In collaboration with Arizona State University’s Northlight Gallery and The Phoenix Institute of Contemporary Art (phICA), “Take Aim,” a photography exhibition concerned with the diverse aspects of hunting, opens Friday, October 21st and will run through December 2nd, 2016.
The exhibition features works from Andrea Tese, Brian Lesteberg, Brooks Dierdorff, Dave Imms, Erika Larsen, Jason Vaughn, Jesse Burke, Joe Mannino, Jordan Baumgarten, Michael Tummings.
For the first time in human history, more people live in urban environments than rural, yet we continue to insist that we are the guardians and stewards of the land. Contemporary society relies on photography now more than ever to experience the wild and the natural. A confrontational topic, such as hunting, immediately becomes approachable and obtainable. This exhibition focuses on the complex and bizarre narratives encompassed within hunting culture. The opposition and objectification of nature simultaneously mirrors our fragile and romantic communion with environments and the various species of animals they contain. The photographers selected for this exhibition, illustrate raw opinions as diverse in range as the attitudes and beliefs shared between hunters.
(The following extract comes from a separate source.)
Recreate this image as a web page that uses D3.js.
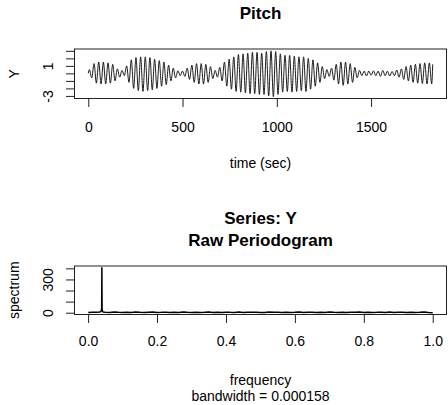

Whether the artists themselves are active participants or captivated observers, their images depict a correlation between destruction, survival, tradition, and sport.
Once a common subject within art, hunting has changed over time much like its creative portrayal. Whether it is a prehistoric drawing on cave wall, a 16th or 17th century painting, or a contemporary photograph, the “hunt” has historically embodied the idea of predator versus prey. The continual changes however reference its social interpretation and acceptance. The most basic perception concerns the continuity of life through the generation of food, a traditional view of hunting to survive. Be that as it may, it has at certain points in time, been culturally accepted as a sign of dominance, displaying man’s compulsive desire to control nature. Yet today, though commonly argued, it pertains instead to some people’s sense of identity, family recreation, and a desire for a physical and psychological connection to land. Our assimilation into the intimate and unforgiving wild, allows for a curious and beautiful affiliation, and while our relationship to nature is not always understood, we admire its honesty. It’s delicate and frightening, peaceful yet violent. Hunting expresses both an opposition to and an integration with nature all at the same time. A true line in the sand, where one can stand on either side, but also a line so easily blurred with a swift kick.